Le sembra che sull’Iran ci sia una sorta di timidezza da parte dell’Italia e dell’Europa a esercitare pressione?
Ho questa sensazione, naturalmente i comunicati stampa e le dichiarazioni di condanna, come quella della presidente Meloni, vanno bene. Purché il giorno dopo non ci si dimentichi di averli fatti. Noi abbiamo chiesto alle ambasciate presenti in Iran di fare una cosa molto semplice: mandare osservatori ai processi dei dissidenti, un segnale di presenza fisica in quelle che sono solo parodie di giustizia. Ci aspettiamo che l’Italia lo faccia. E che, come ha fatto solo la Germania finora, convochi l’ambasciatore iraniano. L’Onu, dal canto suo, ha istituito una commissione di inchiesta, come avevamo chiesto noi, ma il tempo passa e non è stata ancora formata. È evidente che le autorità iraniane stanno aspettando di capire quanto sia forte la reazione del mondo alle impiccagioni per decidere se andare avanti. E se le proteste sono blande, andranno avanti.

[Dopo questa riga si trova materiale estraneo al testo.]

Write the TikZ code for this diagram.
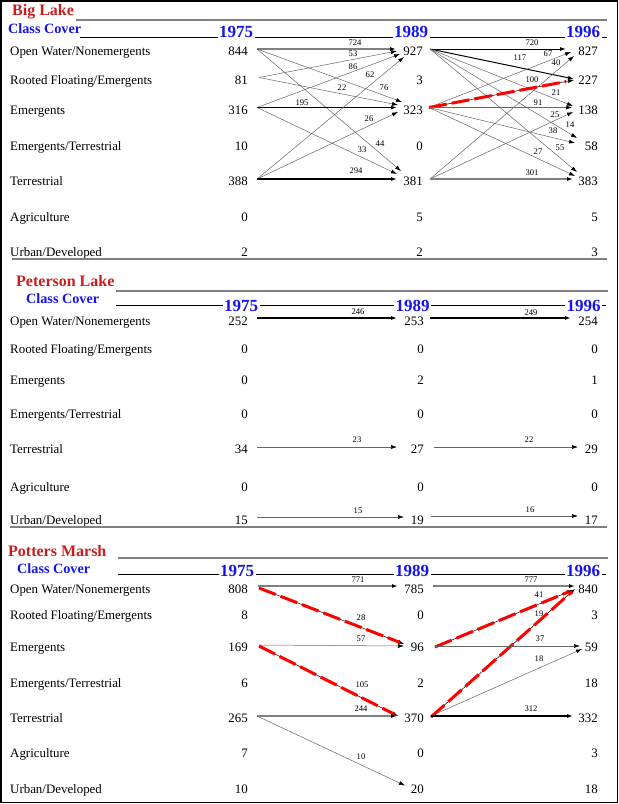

Ieri a Roma la manifestazione indetta dal Partito radicale a sostegno della popolazione iraniana, a cui avete partecipato anche voi, ha raccolto l’adesione di personalità come Vasco Rossi, Rocco Papaleo, Don Luigi Ciotti, Susanna Camusso… Ma pochi partecipanti.
C’erano tre iniziative, ieri a Roma, e un tempo inclemente… Non ha aiutato. Però andranno avanti, continueremo a farci sentire.
Qual è lo stato dei diritti in occidente e in Italia?
Negli Usa, dopo anni consecutivi in cui si era registrata una diminuzione delle esecuzione capitali, quest’anno sono di nuovo aumentate, e questo è un altro brutto segno. Stati Uniti, così come Polonia e altri Paesi, hanno portato a termini attacchi contro i diritti delle donne e i diritti sessuali riproduttivi. Continuano le politiche di chiusura contro l’immigrazione, sempre più feroci. Quest’anno l’Italia ha deciso di rinnovare il memorandum del 2017 di cooperazione con la Libia. E poi ci sono diritti al palo, come quelli del fine vita, della libertà di protesta o dell’interruzione di gravidanza. In generale, nel nostro Paese la cultura dei diritti umani è scarsa, e ora, finita una legislatura molto timida, è cominciata un’altra in cui si rischia di fare molti passi indietro.